Many of the ideas below came from lists provided by Gail Boushey, co-author of the book The Daily 5. This book and the website associated with it are directed more at teachers than parents, however there is still a lot of very useful information in them for parents, especially now that we have all been supporting our children’s learning at home rather than sending them to school each day.
The five “stations” for Daily 5 are: Read to Self, Work on Writing, Read to Someone, Listen to Reading, and Word Work.
Ways you can foster children’s interest in independent reading:
- Find out what kinds of books your children like to read.
- Plan a weekly trip to the public library for the whole family.
- Obtain individual public library cards for each family member.
- Subscribe to a children’s magazine to share as a family.
- Establish a family togetherness time to encourage nightly reading.
- Model interest in literacy by reading side by side with children.
- Talk about well-loved books that you enjoyed as a youngster.
- Help children research nonfiction topics that interest them.
- Have children read about places that the family might visit.
Ways you can inspire children to write at home:
- Set up a writing table with a variety of pencils, markers, and papers.
- Have children write lists for upcoming visits to the grocery store.
- Place a note on child’s pillow or taped to their bedroom door, and invite them to write back to you. You may also want to use a journal for written conversations – great practice to start around age 8 to create a habit they may continue into their teen years.
- Give children a clipboard and pencil and send them on a word hunt around the house.
- Involve children in writing a nightly message such as “Today we had pasta for dinner.”
- Let them choose photos of a family activity and have them write captions for the pictures.
- Ask children to help create a weekly or monthly family newsletter.
- Invite children to create their own stories or books.
- Encourage children to write letters and cards to grandparents and other relatives.
Ways you can give children the opportunity to read to someone at home:
- Ask your children to read you a bedtime story or take turns reading one page each, especially with longer novels.
- Encourage siblings, cousins, and friends to have fun reading to each other.
- Ask your child to invite visitors to be read to. Or ask visitors to excitedly ask to be read to. Honour your child’s personality and do not insist or force.
- Take turns reading the frames of a comic strip with your children.
- Make a list of funny reading partners such as Read to the Dog, Read to your LEGO people, Read to your action figures or stuffed animals.
- Help children record themselves reading a favorite story or reading an informative non-fiction book aloud.
- Gather books of jokes and riddles for children to read to family members.
- Have children read recipes out loud during meal preparation or baking.
- Run music videos with lyrics on a large screen TV for your children to read and sing along with.
Ways to give children the opportunity to listen to reading:
- Schedule a nightly read-aloud of a child-selected bedtime story.
- Read aloud to your children during car rides.
- Use different character voices as you read children their favorite stories.
- Set up a corner of the house with a CD player and books on CD. Take these CDs on longer car rides.
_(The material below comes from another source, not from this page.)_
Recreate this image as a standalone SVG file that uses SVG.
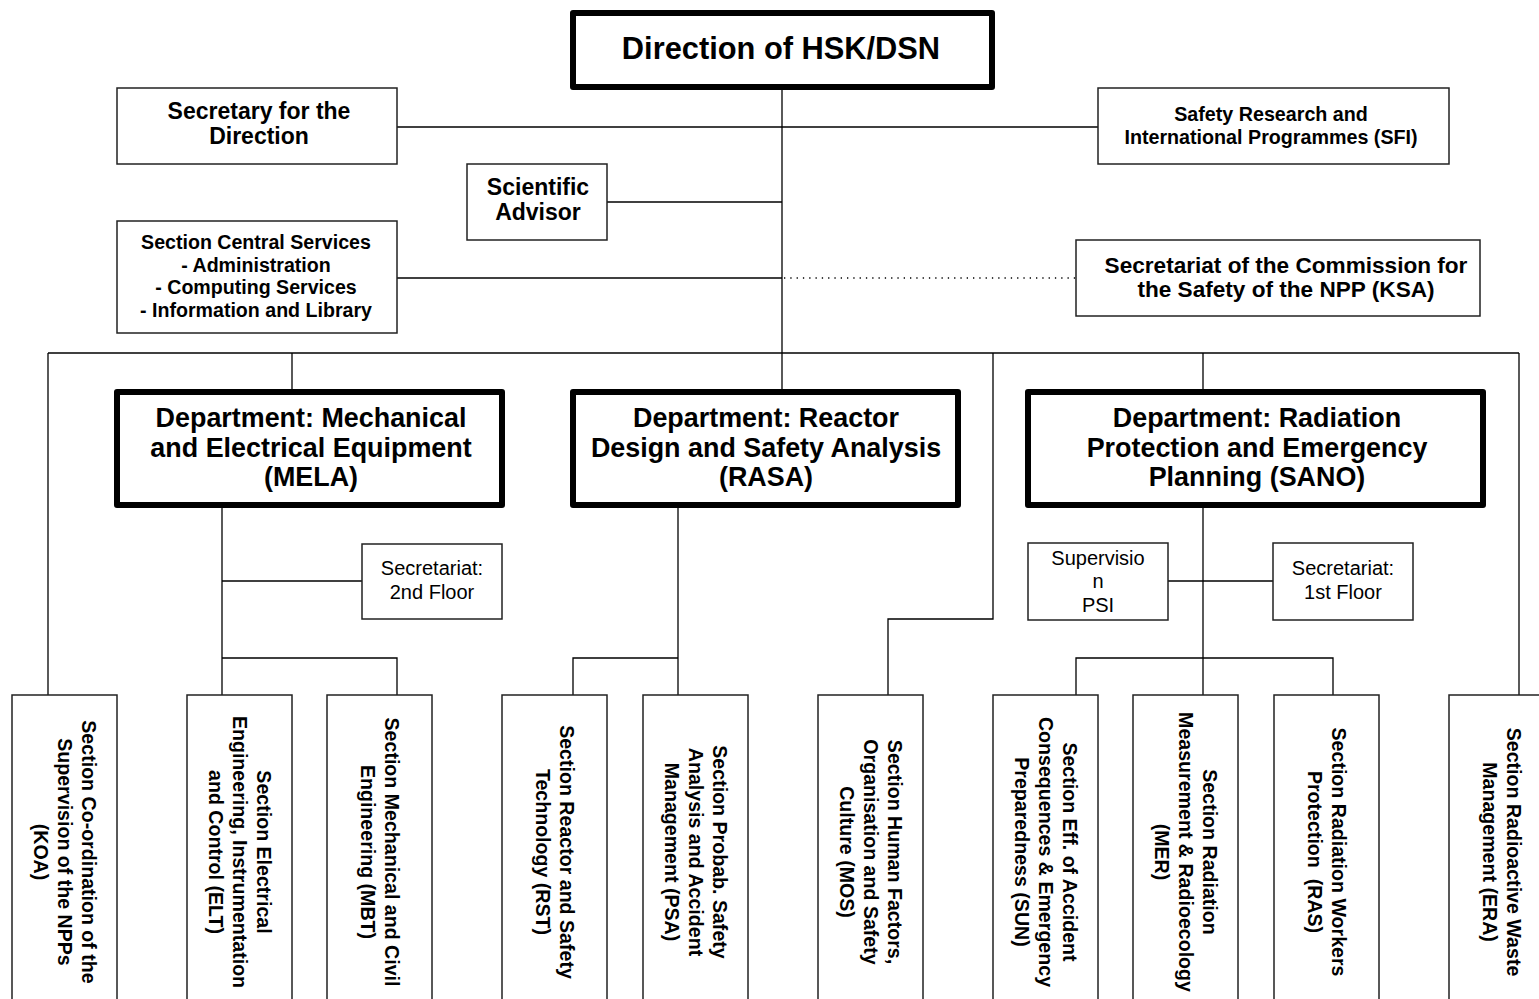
<svg xmlns="http://www.w3.org/2000/svg" width="1539" height="999" viewBox="0 0 1539 999">
  <style>
    text { font-family: "Liberation Sans", Arial, sans-serif; fill: #000; text-anchor: middle; }
    .b { font-weight: bold; }
    .box { fill: #fff; stroke: #222; stroke-width: 1.5; }
    .dept { fill: #fff; stroke: #000; stroke-width: 6; stroke-linejoin: round; }
    .ln { fill: none; stroke: #000; stroke-width: 1.3; }
    .dot { fill: none; stroke: #000; stroke-width: 1.3; stroke-dasharray: 1.3 5; }
    .dep { font-size: 26.9px; font-weight: bold; }
    .sec { font-size: 19.6px; font-weight: bold; white-space: pre; }
    .reg { font-size: 20px; }
  </style>

  <rect width="1539" height="999" fill="#fff"/>

  <!-- connecting lines -->
  <g id="connectors">
    <line class="ln" x1="782" y1="90" x2="782" y2="390"/>
    <line class="ln" x1="397" y1="127" x2="1098" y2="127"/>
    <line class="ln" x1="607" y1="202" x2="782" y2="202"/>
    <line class="ln" x1="397" y1="278" x2="782" y2="278"/>
    <line class="dot" x1="784" y1="278" x2="1076" y2="278"/>
    <!-- main bus -->
    <line class="ln" x1="48" y1="353" x2="1519" y2="353"/>
    <line class="ln" x1="48" y1="353" x2="48" y2="695"/>
    <line class="ln" x1="292" y1="353" x2="292" y2="390"/>
    <line class="ln" x1="1203" y1="353" x2="1203" y2="390"/>
    <line class="ln" x1="1519" y1="353" x2="1519" y2="695"/>
    <polyline class="ln" points="993,353 993,619 888,619 888,695"/>
    <!-- MELA -->
    <line class="ln" x1="222" y1="508" x2="222" y2="695"/>
    <line class="ln" x1="222" y1="581" x2="362" y2="581"/>
    <polyline class="ln" points="222,658 397,658 397,695"/>
    <!-- RASA -->
    <line class="ln" x1="678" y1="508" x2="678" y2="695"/>
    <polyline class="ln" points="678,658 573,658 573,695"/>
    <!-- SANO -->
    <line class="ln" x1="1203" y1="508" x2="1203" y2="695"/>
    <line class="ln" x1="1168" y1="581" x2="1273" y2="581"/>
    <polyline class="ln" points="1076,695 1076,658 1333,658 1333,695"/>
  </g>

  <g id="direction">
    <rect class="dept" x="573" y="13" width="419" height="74"/>
    <text x="781" y="59" class="b" font-size="30.8">Direction of HSK/DSN</text>
  </g>

  <g id="secretary">
    <rect class="box" x="117" y="88" width="280" height="76"/>
    <text x="259" y="119" class="b" font-size="23">Secretary for the</text>
    <text x="259" y="144" class="b" font-size="23">Direction</text>
  </g>

  <g id="sfi">
    <rect class="box" x="1098" y="88" width="351" height="76"/>
    <text x="1271" y="121" class="b" font-size="19.7">Safety Research and</text>
    <text x="1271" y="144" class="b" font-size="19.7">International Programmes (SFI)</text>
  </g>

  <g id="advisor">
    <rect class="box" x="467" y="164" width="140" height="76"/>
    <text x="538" y="195" class="b" font-size="23">Scientific</text>
    <text x="538" y="220" class="b" font-size="23">Advisor</text>
  </g>

  <g id="central-services">
    <rect class="box" x="117" y="221" width="280" height="112"/>
    <text x="256" y="249" class="b" font-size="19.6">Section Central Services</text>
    <text x="256" y="272" class="b" font-size="19.6">- Administration</text>
    <text x="256" y="294" class="b" font-size="19.6">- Computing Services</text>
    <text x="256" y="317" class="b" font-size="19.6">- Information and Library</text>
  </g>

  <g id="ksa">
    <rect class="box" x="1076" y="240" width="404" height="76"/>
    <text x="1286" y="273" class="b" font-size="22.6">Secretariat of the Commission for</text>
    <text x="1286" y="297" class="b" font-size="22.6">the Safety of the NPP (KSA)</text>
  </g>

  <g id="mela">
    <rect class="dept" x="117" y="392" width="385" height="113"/>
    <text x="311" y="427" class="dep">Department: Mechanical</text>
    <text x="311" y="457" class="dep">and Electrical Equipment</text>
    <text x="311" y="486" class="dep">(MELA)</text>
  </g>

  <g id="rasa">
    <rect class="dept" x="573" y="392" width="385" height="113"/>
    <text x="766" y="427" class="dep">Department: Reactor</text>
    <text x="766" y="457" class="dep">Design and Safety Analysis</text>
    <text x="766" y="486" class="dep">(RASA)</text>
  </g>

  <g id="sano">
    <rect class="dept" x="1028" y="392" width="455" height="113"/>
    <text x="1257" y="427" class="dep">Department: Radiation</text>
    <text x="1257" y="457" class="dep">Protection and Emergency</text>
    <text x="1257" y="486" class="dep">Planning (SANO)</text>
  </g>

  <g id="secretariat-2nd">
    <rect class="box" x="362" y="544" width="140" height="75"/>
    <text x="432" y="575" class="reg">Secretariat:</text>
    <text x="432" y="599" class="reg">2nd Floor</text>
  </g>

  <g id="supervision-psi">
    <rect class="box" x="1028" y="543" width="140" height="77"/>
    <text x="1098" y="565" class="reg">Supervisio</text>
    <text x="1098" y="588" class="reg">n</text>
    <text x="1098" y="612" class="reg">PSI</text>
  </g>

  <g id="secretariat-1st">
    <rect class="box" x="1273" y="543" width="140" height="77"/>
    <text x="1343" y="575" class="reg">Secretariat:</text>
    <text x="1343" y="599" class="reg">1st Floor</text>
  </g>

  <!-- sections: vertical labels read top to bottom -->
  <g id="koa">
    <rect class="box" x="12" y="695" width="105" height="320"/>
    <g transform="translate(64.5,852) rotate(90)">
      <text class="sec" x="0" y="-17">Section Co-ordination of the</text>
      <text class="sec" x="0" y="7">Supervision of the NPPs</text>
      <text class="sec" x="0" y="31">(KOA)</text>
    </g>
  </g>

  <g id="elt">
    <rect class="box" x="187" y="695" width="105" height="320"/>
    <g transform="translate(239.5,852) rotate(90)">
      <text class="sec" x="0" y="-17">Section Electrical</text>
      <text class="sec" x="0" y="7">Engineering, Instrumentation</text>
      <text class="sec" x="0" y="31">and Control (ELT)</text>
    </g>
  </g>

  <g id="mbt">
    <rect class="box" x="327" y="695" width="105" height="320"/>
    <g transform="translate(379.5,852) rotate(90)">
      <text class="sec" x="0" y="-5">Section Mechanical and Civil</text>
      <text class="sec" x="0" y="19">Engineering (MBT)</text>
    </g>
  </g>

  <g id="rst">
    <rect class="box" x="502" y="695" width="105" height="320"/>
    <g transform="translate(554.5,852) rotate(90)">
      <text class="sec" x="0" y="-5">Section Reactor and Safety</text>
      <text class="sec" x="0" y="19">Technology (RST)</text>
    </g>
  </g>

  <g id="psa">
    <rect class="box" x="643" y="695" width="105" height="320"/>
    <g transform="translate(695.5,852) rotate(90)">
      <text class="sec" x="0" y="-17">Section Probab. Safety</text>
      <text class="sec" x="0" y="7">Analysis and Accident</text>
      <text class="sec" x="0" y="31">Management (PSA)</text>
    </g>
  </g>

  <g id="mos">
    <rect class="box" x="818" y="695" width="105" height="320"/>
    <g transform="translate(870.5,852) rotate(90)">
      <text class="sec" x="0" y="-17">Section Human Factors,</text>
      <text class="sec" x="0" y="7">Organisation and Safety</text>
      <text class="sec" x="0" y="31">Culture (MOS)</text>
    </g>
  </g>

  <g id="sun">
    <rect class="box" x="993" y="695" width="105" height="320"/>
    <g transform="translate(1045.5,852) rotate(90)">
      <text class="sec" x="0" y="-17">Section Eff. of Accident</text>
      <text class="sec" x="0" y="7">Consequences &amp; Emergency</text>
      <text class="sec" x="0" y="31">Preparedness (SUN)</text>
    </g>
  </g>

  <g id="mer">
    <rect class="box" x="1133" y="695" width="105" height="320"/>
    <g transform="translate(1185.5,852) rotate(90)">
      <text class="sec" x="0" y="-17">Section Radiation</text>
      <text class="sec" x="0" y="7">Measurement &amp; Radioecology</text>
      <text class="sec" x="0" y="31">(MER)</text>
    </g>
  </g>

  <g id="ras">
    <rect class="box" x="1274" y="695" width="105" height="320"/>
    <g transform="translate(1326.5,852) rotate(90)">
      <text class="sec" x="0" y="-5">Section Radiation Workers</text>
      <text class="sec" x="0" y="19">Protection  (RAS)</text>
    </g>
  </g>

  <g id="era">
    <rect class="box" x="1449" y="695" width="105" height="320"/>
    <g transform="translate(1501.5,852) rotate(90)">
      <text class="sec" x="0" y="-5">Section Radioactive Waste</text>
      <text class="sec" x="0" y="19">Management (ERA)</text>
    </g>
  </g>
</svg>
- Allow children to ask “Siri” or “Alexa” to recite/play nursery rhymes or poems for children to read along with.
- Invite relatives, neighbours, and babysitters to read to your children.
- Find out how to download children’s e-books from the local library or through their school’s website.
- Register children for weekly story time sessions at the local library.
- Use online sources from the Listen to Reading Websites list found on the Daily 5 website. Download a PDF here!
Ways to give children the opportunity to do word work at home:
- Invite children to collect interesting words on a home word wall on an actual wall or on the front of the fridge, washer and dryer, or dishwasher.
- Have children use magnetic letters on any metal surface to write their names, words, sentences, and more.
- Make a simple word work area at home with materials they can shape into letters or words such as shells, beads, clay, magnetic letters, magnetic poetry sets. Ask children to “write” messages to family members using word work materials.
- Have fun with interesting words by doing a children’s crossword puzzle together as a family or ask your child to create a WordSearch for a younger sibling.
- On a regular basis, play word games that help children expand their vocabulary such as “say a word that starts with the last letter of the word I said” (for younger children make the game easier and more fun by listing animals instead of random vocabulary).
- Challenge children to find certain types of words (compound words, words with a certain prefix or suffix, words that start with…) in a newspaper or a magazine.
- Look up an unknown word in a print dictionary or show how to find the definition in an online dictionary.
- Write an interesting word for each day of the month on the family calendar; encourage children to use the featured word in speaking or writing on that day.
- Provide a Word of the Day opportunity by keeping an interesting words jar – invite children to pull out a paper and read the word allowed with its definition. Model use of the word in a sentence and encourage children to do the same.